"Les Clefs De Bagnole", a film which got a majority of thumbs down from both the French critics and public. Many viewers took the little catchy sentence at the time the film opened in December 2003 very seriously: "Don't go and watch it, it's rubbish". But in a way, by choosing such words, the director-actor Laurent Baffie condemned the commercial potential of his work. So, commercial fiasco was nearly inevitable.
However, I must admit that his oddball film is not that much bad. I know that Baffie is a humorist man who has a special sense of humor but I've never seen or read any of his productions. Here, I can easily understand why hardly anybody went to see his movie and also why "La Crème De La Crème" of well-famous French actors and prestigious producers refused to act in Baffie's work (but maybe, was it a cunning trick from Baffie to include all of them in his film). But he entertained me for one hour and a half and if you're looking for something quirky, offbeat in the territory of the French comedy, why not testing it? Obviously, Baffie's movie isn't exempted from negative points. There are some irregularities in his scenario. During one fleeting moment, he says to his pal Daniel Russo that he needs a twist to boost his (cock-and-bull) story again. But before, he claims having conceived and penned his scenario for three years. So, he should logically know how his scenario is built instead of thinking about a twist at the last minute! Then, certain comical effects are ponderous and there is a wearisome sensation of general overflow sometimes on the brink of indigestion. Sometimes, it's also hard to discern if what we watch on the screen is an integral part of the film that Baffie strives to shoot or not like the sequence with the bank manager. A bank manager acted by a French humorist Jean-Marie Bigard who, here was surprisingly good and refrained himself from virtually any saucy lines apart from two or three exceptions.
Baffie is well aware that his plan is a dead loss but his product constantly maintains the interest because he takes the audience on the way of the unexpected. His film virtually evolutes on the razor's edge and is much fun to watch with its unplanned detours and digressions. If they seem sometimes overlong, Baffie always bears in mind that he tries to create a film about two guys who lost their car keys and seek them. To find them again, he's ready to blindly trust people likely to to give him clues about these keys like the children. Don't we say that "out of the mouths of babes and sucklings comes forth truth"? To buy a dog trained to bring car keys back might also be a good idea... In the bargain, the director-actor has a sense of absurd (the door in his flat which leads to the beach) and indulges in inserting in his work hilarious spoofs like the moment when Russo and Lucie are outside the Café... and we are entitled to a swift but great spoof on mawkish movie. The wacky humor has something of "La Cité De La Peur" (1994), the film of "Les Nuls". Besides, Alain Chabat has a cameo as an employee in a pet shop. He only appears five minutes but we remember well his role.

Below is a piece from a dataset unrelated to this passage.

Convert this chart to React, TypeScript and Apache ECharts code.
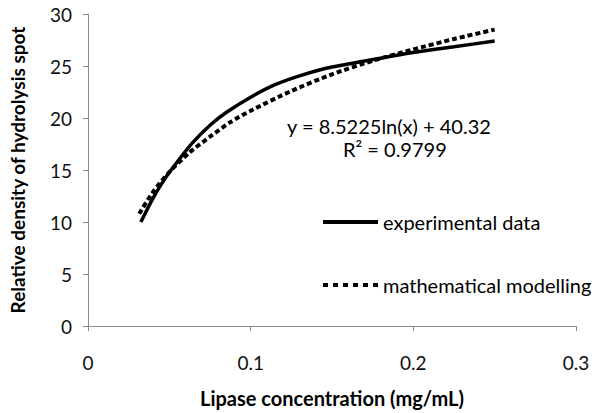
import React, { useEffect, useRef } from "react";
import * as echarts from "echarts";

const expX = [0.0325, 0.04, 0.047, 0.054, 0.0642, 0.075, 0.0847, 0.1, 0.115, 0.131, 0.15, 0.183, 0.2, 0.225, 0.25];
const expY = [10.0, 12.3, 14.1, 15.6, 17.6, 19.3, 20.5, 22.0, 23.2, 24.1, 24.9, 25.85, 26.3, 26.85, 27.4];

const modelX = [0.0315, 0.04, 0.05, 0.0625, 0.075, 0.0875, 0.1, 0.125, 0.15, 0.175, 0.2, 0.225, 0.25];
const modelY = [10.8, 12.9, 14.8, 16.7, 18.2, 19.6, 20.7, 22.6, 24.2, 25.5, 26.6, 27.6, 28.5];

const seriesNames = ["experimental data", "mathematical modelling"];
const equationText = "y = 8.5225ln(x) + 40.32";
const r2Text = "R² = 0.9799";
const xTitle = "Lipase concentration (mg/mL)";
const yTitle = "Relative density of hydrolysis spot";

const FONT = "Lato, 'Open Sans', sans-serif";

const solidIcon = "path://M0,0H55V4H0Z";
const dottedIcon =
  "path://M0,0H5V4H0Z M10,0H15V4H10Z M20,0H25V4H20Z M30,0H35V4H30Z M40,0H45V4H40Z M50,0H55V4H50Z";

export default function App() {
  const ref = useRef<HTMLDivElement>(null);
  useEffect(() => {
    if (!ref.current) return;
    const chart = echarts.init(ref.current, undefined, { renderer: "svg" });
    chart.setOption({
      animation: false,
      backgroundColor: "#ffffff",
      textStyle: { fontFamily: FONT },
      grid: { left: 87, right: 24, top: 14, bottom: 80, containLabel: false },
      xAxis: {
        type: "value",
        min: 0,
        max: 0.3,
        interval: 0.1,
        name: xTitle,
        nameLocation: "middle",
        nameGap: 62,
        nameTextStyle: { fontFamily: FONT, fontSize: 20, fontWeight: "bold", color: "#000" },
        axisLine: { show: true, lineStyle: { color: "#8c8c8c", width: 1 } },
        axisTick: { show: true, length: 5, inside: false, lineStyle: { color: "#8c8c8c" } },
        axisLabel: { fontFamily: FONT, fontSize: 19, color: "#111", margin: 27 },
        splitLine: { show: false },
      },
      yAxis: {
        type: "value",
        min: 0,
        max: 30,
        interval: 5,
        name: yTitle,
        nameLocation: "middle",
        nameGap: 61,
        nameTextStyle: { fontFamily: FONT, fontSize: 19, fontWeight: "bold", color: "#000" },
        axisLine: { show: true, lineStyle: { color: "#8c8c8c", width: 1 } },
        axisTick: { show: true, length: 5, inside: false, lineStyle: { color: "#8c8c8c" } },
        axisLabel: { fontFamily: FONT, fontSize: 19, color: "#111", margin: 16 },
        splitLine: { show: false },
      },
      legend: {
        orient: "vertical",
        left: 318,
        top: 207,
        itemWidth: 55,
        itemHeight: 4,
        itemGap: 43,
        textStyle: { fontFamily: FONT, fontSize: 20, lineHeight: 20, color: "#000" },
        data: [
          { name: seriesNames[0], icon: solidIcon, itemStyle: { color: "#000" } },
          { name: seriesNames[1], icon: dottedIcon, itemStyle: { color: "#000" } },
        ],
      },
      series: [
        {
          name: seriesNames[0],
          type: "line",
          data: expX.map((x, i) => [x, expY[i]]),
          smooth: 0.25,
          symbol: "none",
          lineStyle: { color: "#000", width: 3.5, type: "solid" },
          itemStyle: { color: "#000" },
          z: 3,
        },
        {
          name: seriesNames[1],
          type: "line",
          data: modelX.map((x, i) => [x, modelY[i]]),
          smooth: 0.25,
          symbol: "none",
          lineStyle: { color: "#000", width: 4, type: [5, 3], cap: "butt" },
          itemStyle: { color: "#000" },
          z: 2,
        },
      ],
      graphic: [
        {
          type: "text",
          left: 287,
          top: 116,
          style: { text: equationText, font: `20px ${FONT}`, fill: "#000" },
        },
        {
          type: "text",
          left: 343,
          top: 139,
          style: { text: r2Text, font: `20px ${FONT}`, fill: "#000" },
        },
      ],
    });
    return () => chart.dispose();
  }, []);
  return <div ref={ref} style={{ width: 600, height: 413, position: "absolute", left: 0, top: 0 }} />;
}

Baffie also seems to be a wizard at cinema. His film is filled with many film-loving hints, winks, references which sometimes arrive just at the right moment. After Baffie and Russo went to the chic restaurant, Russo feels sick and throws it up. On an awning, in front of them, one can read the title of Marco Ferreri's film: "La Grande Bouffe" (1973). Then, we can be grateful to Baffie to present us a few lessons about cinema in general like the ellipse or the little lecture about the ingredients to make a good film.
If you don't take seriously this farce, you may have fun with perhaps this future sleeper.